* _Requirements_
Please print all of the material below, word for word.

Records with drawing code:
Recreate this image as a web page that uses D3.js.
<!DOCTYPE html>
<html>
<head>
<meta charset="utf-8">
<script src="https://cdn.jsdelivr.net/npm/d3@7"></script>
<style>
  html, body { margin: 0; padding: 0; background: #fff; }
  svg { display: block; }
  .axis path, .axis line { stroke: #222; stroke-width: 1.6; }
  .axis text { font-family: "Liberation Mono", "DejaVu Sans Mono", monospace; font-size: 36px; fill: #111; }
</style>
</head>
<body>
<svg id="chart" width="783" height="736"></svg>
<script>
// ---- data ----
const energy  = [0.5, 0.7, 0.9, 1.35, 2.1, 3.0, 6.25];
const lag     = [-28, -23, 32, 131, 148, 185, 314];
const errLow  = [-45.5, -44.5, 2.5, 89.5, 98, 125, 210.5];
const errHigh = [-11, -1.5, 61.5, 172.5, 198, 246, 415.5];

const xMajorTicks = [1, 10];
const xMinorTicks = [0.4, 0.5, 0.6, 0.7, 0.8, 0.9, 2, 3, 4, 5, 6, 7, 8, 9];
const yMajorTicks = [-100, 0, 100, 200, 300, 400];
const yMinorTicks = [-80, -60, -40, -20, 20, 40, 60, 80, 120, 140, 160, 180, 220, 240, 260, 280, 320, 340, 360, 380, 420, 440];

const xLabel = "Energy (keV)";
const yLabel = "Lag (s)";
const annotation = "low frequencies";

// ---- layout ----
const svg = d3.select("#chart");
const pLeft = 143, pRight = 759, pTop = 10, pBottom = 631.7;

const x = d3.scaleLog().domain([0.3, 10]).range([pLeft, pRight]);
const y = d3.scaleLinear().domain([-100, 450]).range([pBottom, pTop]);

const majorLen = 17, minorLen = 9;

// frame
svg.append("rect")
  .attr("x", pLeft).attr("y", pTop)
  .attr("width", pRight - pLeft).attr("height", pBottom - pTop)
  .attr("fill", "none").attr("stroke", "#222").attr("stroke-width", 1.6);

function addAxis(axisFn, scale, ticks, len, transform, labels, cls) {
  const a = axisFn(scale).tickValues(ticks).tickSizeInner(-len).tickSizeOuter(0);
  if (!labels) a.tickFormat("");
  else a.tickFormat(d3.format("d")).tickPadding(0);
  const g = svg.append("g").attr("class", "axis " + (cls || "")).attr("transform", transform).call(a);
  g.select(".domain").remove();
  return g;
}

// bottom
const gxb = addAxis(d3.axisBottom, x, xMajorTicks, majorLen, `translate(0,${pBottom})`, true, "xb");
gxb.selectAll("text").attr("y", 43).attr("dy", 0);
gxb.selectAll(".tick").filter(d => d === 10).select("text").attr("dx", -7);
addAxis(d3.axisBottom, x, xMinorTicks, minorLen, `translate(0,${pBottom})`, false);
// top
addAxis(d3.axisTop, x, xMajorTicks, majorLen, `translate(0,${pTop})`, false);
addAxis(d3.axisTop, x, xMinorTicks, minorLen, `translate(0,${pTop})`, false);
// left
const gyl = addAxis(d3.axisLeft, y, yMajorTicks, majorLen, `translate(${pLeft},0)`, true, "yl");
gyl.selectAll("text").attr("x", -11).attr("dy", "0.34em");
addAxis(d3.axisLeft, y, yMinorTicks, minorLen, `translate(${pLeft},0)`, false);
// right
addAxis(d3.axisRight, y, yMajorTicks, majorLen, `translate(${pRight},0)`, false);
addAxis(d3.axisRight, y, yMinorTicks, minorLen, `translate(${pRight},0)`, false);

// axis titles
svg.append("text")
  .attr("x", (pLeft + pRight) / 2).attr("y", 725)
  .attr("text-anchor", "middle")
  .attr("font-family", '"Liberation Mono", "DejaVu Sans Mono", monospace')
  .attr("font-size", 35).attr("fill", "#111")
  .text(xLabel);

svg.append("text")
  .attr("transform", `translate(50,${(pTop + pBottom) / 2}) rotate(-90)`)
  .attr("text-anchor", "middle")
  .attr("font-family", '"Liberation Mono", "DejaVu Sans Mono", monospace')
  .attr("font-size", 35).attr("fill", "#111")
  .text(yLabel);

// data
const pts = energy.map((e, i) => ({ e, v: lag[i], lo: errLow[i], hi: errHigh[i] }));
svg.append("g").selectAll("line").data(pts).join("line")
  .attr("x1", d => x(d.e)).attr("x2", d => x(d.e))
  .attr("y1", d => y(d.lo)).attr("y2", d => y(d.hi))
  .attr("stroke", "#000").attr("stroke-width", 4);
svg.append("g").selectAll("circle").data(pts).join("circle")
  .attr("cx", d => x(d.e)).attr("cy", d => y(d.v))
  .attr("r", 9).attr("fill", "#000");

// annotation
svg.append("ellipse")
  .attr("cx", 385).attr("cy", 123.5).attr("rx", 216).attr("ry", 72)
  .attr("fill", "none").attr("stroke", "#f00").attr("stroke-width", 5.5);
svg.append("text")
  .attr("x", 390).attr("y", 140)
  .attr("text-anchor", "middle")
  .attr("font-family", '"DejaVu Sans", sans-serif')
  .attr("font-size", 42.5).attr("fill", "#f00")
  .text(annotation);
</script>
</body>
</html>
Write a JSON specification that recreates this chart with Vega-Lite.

* _Result below_
Recreate this image as a web page that uses D3.js.
<!DOCTYPE html>
<html>
<head>
<meta charset="utf-8">
<script src="https://cdn.jsdelivr.net/npm/d3@7"></script>
<style>
  html, body { margin: 0; padding: 0; background: #fff; }
  svg { display: block; }
  .axis path, .axis line { stroke: #222; stroke-width: 1.6; }
  .axis text { font-family: "Liberation Mono", "DejaVu Sans Mono", monospace; font-size: 36px; fill: #111; }
</style>
</head>
<body>
<svg id="chart" width="783" height="736"></svg>
<script>
// ---- data ----
const energy  = [0.5, 0.7, 0.9, 1.35, 2.1, 3.0, 6.25];
const lag     = [-28, -23, 32, 131, 148, 185, 314];
const errLow  = [-45.5, -44.5, 2.5, 89.5, 98, 125, 210.5];
const errHigh = [-11, -1.5, 61.5, 172.5, 198, 246, 415.5];

const xMajorTicks = [1, 10];
const xMinorTicks = [0.4, 0.5, 0.6, 0.7, 0.8, 0.9, 2, 3, 4, 5, 6, 7, 8, 9];
const yMajorTicks = [-100, 0, 100, 200, 300, 400];
const yMinorTicks = [-80, -60, -40, -20, 20, 40, 60, 80, 120, 140, 160, 180, 220, 240, 260, 280, 320, 340, 360, 380, 420, 440];

const xLabel = "Energy (keV)";
const yLabel = "Lag (s)";
const annotation = "low frequencies";

// ---- layout ----
const svg = d3.select("#chart");
const pLeft = 143, pRight = 759, pTop = 10, pBottom = 631.7;

const x = d3.scaleLog().domain([0.3, 10]).range([pLeft, pRight]);
const y = d3.scaleLinear().domain([-100, 450]).range([pBottom, pTop]);

const majorLen = 17, minorLen = 9;

// frame
svg.append("rect")
  .attr("x", pLeft).attr("y", pTop)
  .attr("width", pRight - pLeft).attr("height", pBottom - pTop)
  .attr("fill", "none").attr("stroke", "#222").attr("stroke-width", 1.6);

function addAxis(axisFn, scale, ticks, len, transform, labels, cls) {
  const a = axisFn(scale).tickValues(ticks).tickSizeInner(-len).tickSizeOuter(0);
  if (!labels) a.tickFormat("");
  else a.tickFormat(d3.format("d")).tickPadding(0);
  const g = svg.append("g").attr("class", "axis " + (cls || "")).attr("transform", transform).call(a);
  g.select(".domain").remove();
  return g;
}

// bottom
const gxb = addAxis(d3.axisBottom, x, xMajorTicks, majorLen, `translate(0,${pBottom})`, true, "xb");
gxb.selectAll("text").attr("y", 43).attr("dy", 0);
gxb.selectAll(".tick").filter(d => d === 10).select("text").attr("dx", -7);
addAxis(d3.axisBottom, x, xMinorTicks, minorLen, `translate(0,${pBottom})`, false);
// top
addAxis(d3.axisTop, x, xMajorTicks, majorLen, `translate(0,${pTop})`, false);
addAxis(d3.axisTop, x, xMinorTicks, minorLen, `translate(0,${pTop})`, false);
// left
const gyl = addAxis(d3.axisLeft, y, yMajorTicks, majorLen, `translate(${pLeft},0)`, true, "yl");
gyl.selectAll("text").attr("x", -11).attr("dy", "0.34em");
addAxis(d3.axisLeft, y, yMinorTicks, minorLen, `translate(${pLeft},0)`, false);
// right
addAxis(d3.axisRight, y, yMajorTicks, majorLen, `translate(${pRight},0)`, false);
addAxis(d3.axisRight, y, yMinorTicks, minorLen, `translate(${pRight},0)`, false);

// axis titles
svg.append("text")
  .attr("x", (pLeft + pRight) / 2).attr("y", 725)
  .attr("text-anchor", "middle")
  .attr("font-family", '"Liberation Mono", "DejaVu Sans Mono", monospace')
  .attr("font-size", 35).attr("fill", "#111")
  .text(xLabel);

svg.append("text")
  .attr("transform", `translate(50,${(pTop + pBottom) / 2}) rotate(-90)`)
  .attr("text-anchor", "middle")
  .attr("font-family", '"Liberation Mono", "DejaVu Sans Mono", monospace')
  .attr("font-size", 35).attr("fill", "#111")
  .text(yLabel);

// data
const pts = energy.map((e, i) => ({ e, v: lag[i], lo: errLow[i], hi: errHigh[i] }));
svg.append("g").selectAll("line").data(pts).join("line")
  .attr("x1", d => x(d.e)).attr("x2", d => x(d.e))
  .attr("y1", d => y(d.lo)).attr("y2", d => y(d.hi))
  .attr("stroke", "#000").attr("stroke-width", 4);
svg.append("g").selectAll("circle").data(pts).join("circle")
  .attr("cx", d => x(d.e)).attr("cy", d => y(d.v))
  .attr("r", 9).attr("fill", "#000");

// annotation
svg.append("ellipse")
  .attr("cx", 385).attr("cy", 123.5).attr("rx", 216).attr("ry", 72)
  .attr("fill", "none").attr("stroke", "#f00").attr("stroke-width", 5.5);
svg.append("text")
  .attr("x", 390).attr("y", 140)
  .attr("text-anchor", "middle")
  .attr("font-family", '"DejaVu Sans", sans-serif')
  .attr("font-size", 42.5).attr("fill", "#f00")
  .text(annotation);
</script>
</body>
</html>
Write a JSON specification that recreates this chart with Vega-Lite.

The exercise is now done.